Chapter 2 Key Terms Flashcards
Allocative Efficiency
When the mix of goods produced represents the mix that society most desires.
Budget Constraint
All possible consumption combination of goods that someone can afford, given the prices of goods, when all income is spent; the boundary of the opportunity set.
Comparative Advantage
When a country can produce a good at a lower cost in terms of other goods; or, when a country has a lower opportunity cost of production.
Invisible Hand
Adam Smith’s concept that individuals’ self-interested behavior can lead to positive social outcomes.

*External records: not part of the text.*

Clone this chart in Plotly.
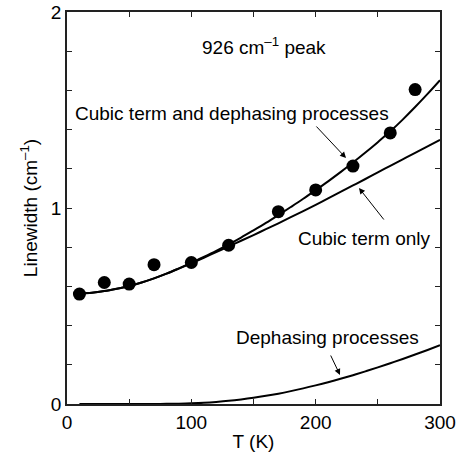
import plotly.graph_objects as go

# measured points
T_data = [10, 30, 50, 70, 100, 130, 170, 200, 230, 260, 280]
W_data = [0.561, 0.620, 0.612, 0.711, 0.722, 0.810, 0.981, 1.092, 1.214, 1.383, 1.604]

# fitted curves
T_fit = [10, 20, 30, 40, 50, 60, 70, 80, 90, 100,
         110, 120, 130, 140, 150, 160, 170, 180, 190, 200,
         210, 220, 230, 240, 250, 260, 270, 280, 290, 300]
W_total = [0.565, 0.568, 0.576, 0.588, 0.602, 0.620, 0.641, 0.665, 0.692, 0.720,
           0.750, 0.781, 0.814, 0.849, 0.886, 0.924, 0.964, 1.005, 1.047, 1.091,
           1.136, 1.183, 1.232, 1.283, 1.336, 1.391, 1.451, 1.515, 1.582, 1.652]
W_cubic = [0.565, 0.568, 0.576, 0.588, 0.602, 0.620, 0.641, 0.665, 0.691, 0.718,
           0.746, 0.775, 0.804, 0.833, 0.862, 0.892, 0.922, 0.953, 0.984, 1.016,
           1.049, 1.082, 1.115, 1.148, 1.182, 1.215, 1.248, 1.281, 1.315, 1.348]
W_deph = [0.0, 0.0, 0.0, 0.0, 0.0, 0.0001, 0.0002, 0.0007, 0.0018, 0.0037,
          0.0066, 0.0108, 0.0163, 0.0233, 0.0317, 0.0416, 0.0528, 0.0656, 0.0796, 0.0949,
          0.1111, 0.1286, 0.1471, 0.1665, 0.1868, 0.2080, 0.2299, 0.2525, 0.2757, 0.2997]

x_ticks = [0, 50, 100, 150, 200, 250, 300]
x_labels = ["0", "", "100", "", "200", "", "300"]
y_ticks = [0, 0.2, 0.4, 0.6, 0.8, 1.0, 1.2, 1.4, 1.6, 1.8, 2.0]
y_labels = ["0", "", "", "", "", "1", "", "", "", "", "2"]

FONT = "Arial, 'Liberation Sans', sans-serif"
FS = 19
ink = "black"

fig = go.Figure()
for yv in (W_total, W_cubic, W_deph):
    fig.add_trace(go.Scatter(x=T_fit, y=yv, mode="lines", line=dict(color=ink, width=2, shape="spline"),
                             hoverinfo="skip", showlegend=False))
fig.add_trace(go.Scatter(x=T_data, y=W_data, mode="markers",
                         marker=dict(color=ink, size=13, line=dict(width=0)), showlegend=False))

axis_common = dict(showline=True, linecolor="#222", linewidth=1.5, mirror="ticks",
                   ticks="inside", ticklen=5, tickwidth=1, tickcolor="#222",
                   showgrid=False, zeroline=False, automargin=False,
                   tickfont=dict(family=FONT, size=FS, color=ink))

fig.update_xaxes(range=[0, 300], tickmode="array", tickvals=x_ticks, ticktext=x_labels,
                 title=dict(text="T (K)", font=dict(family=FONT, size=FS, color=ink), standoff=4),
                 **axis_common)
fig.update_yaxes(range=[0, 2], tickmode="array", tickvals=y_ticks, ticktext=y_labels,
                 title=dict(text="Linewidth (cm<sup>\u20131</sup>)", font=dict(family=FONT, size=FS, color=ink), standoff=8),
                 **axis_common)

def px2data(px, py):
    return (px - 67) / (373 / 300), (404 - py) / 196

annots = []
def text(px, py, s, anchor="left"):
    x, y = px2data(px, py)
    annots.append(dict(x=x, y=y, xref="x", yref="y", text=s, showarrow=False,
                       xanchor=anchor, yanchor="middle",
                       font=dict(family=FONT, size=FS, color=ink)))

def arrow(tail, tip):
    x, y = px2data(*tip)
    annots.append(dict(x=x, y=y, xref="x", yref="y", text="", showarrow=True,
                       ax=tail[0] - tip[0], ay=tail[1] - tip[1], axref="pixel", ayref="pixel",
                       arrowhead=2, arrowsize=1.2, arrowwidth=1, arrowcolor=ink, standoff=0))

text(264, 46, "926 cm<sup>\u20131</sup> peak", anchor="center")
text(73, 113, "Cubic term and dephasing processes")
text(296, 238, "Cubic term only")
text(234, 337, "Dephasing processes")
arrow((315, 125), (346, 158))
arrow((385, 221), (359, 188))
arrow((330, 354), (340, 375))

fig.update_layout(width=460, height=452, margin=dict(l=67, r=20, t=12, b=48),
                  plot_bgcolor="white", paper_bgcolor="white", showlegend=False,
                  annotations=annots, font=dict(family=FONT, size=FS, color=ink))

fig.write_html("out.html")
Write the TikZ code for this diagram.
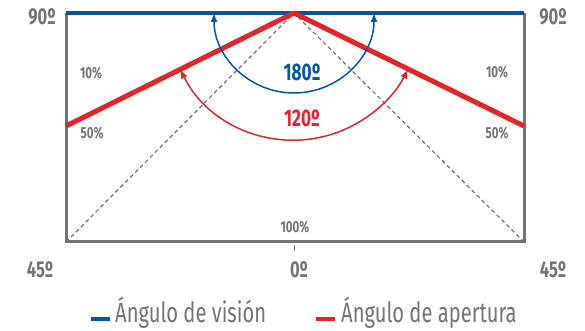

Law of Diminishing Marginal Utility
As we consume more of a good or service, the utility we get from additional units of the good or service tend to become smaller than what we received from earlier units.
Law of Diminishing Returns
As we add additional increments of resources to producing a good or service, the marginal benefit from those additional increments will decline.
Marginal Analysis
Examination of decisions on the margin, meaning a little more or a little less from the status quo.
Normative Statement
Statement which describes how the world should be.
Opportunity Cost
Measures cost by what we give up/forfeit in exchange; opportunity cost measures the value of the forgone alternative.
Opportunity Set
All possible combinations of consumption that someone can afford given the prices of goods and the individual’s income.
Positive Statement
Statement which describes the world as it is.
Production possibilities Frontier (PPF)
A diagram that shows the productively efficient combinations of two products that an economy can produce given the resources it has available.
Productive Efficiency
When it is impossible to produce more of one good (or service) without decreasing the quantity produced of another good (or service).
Sunk Costs
Costs that we make in the past that we cannot recover.
Utility
Satisfaction, usefulness, or value one obtains from consuming goods and services.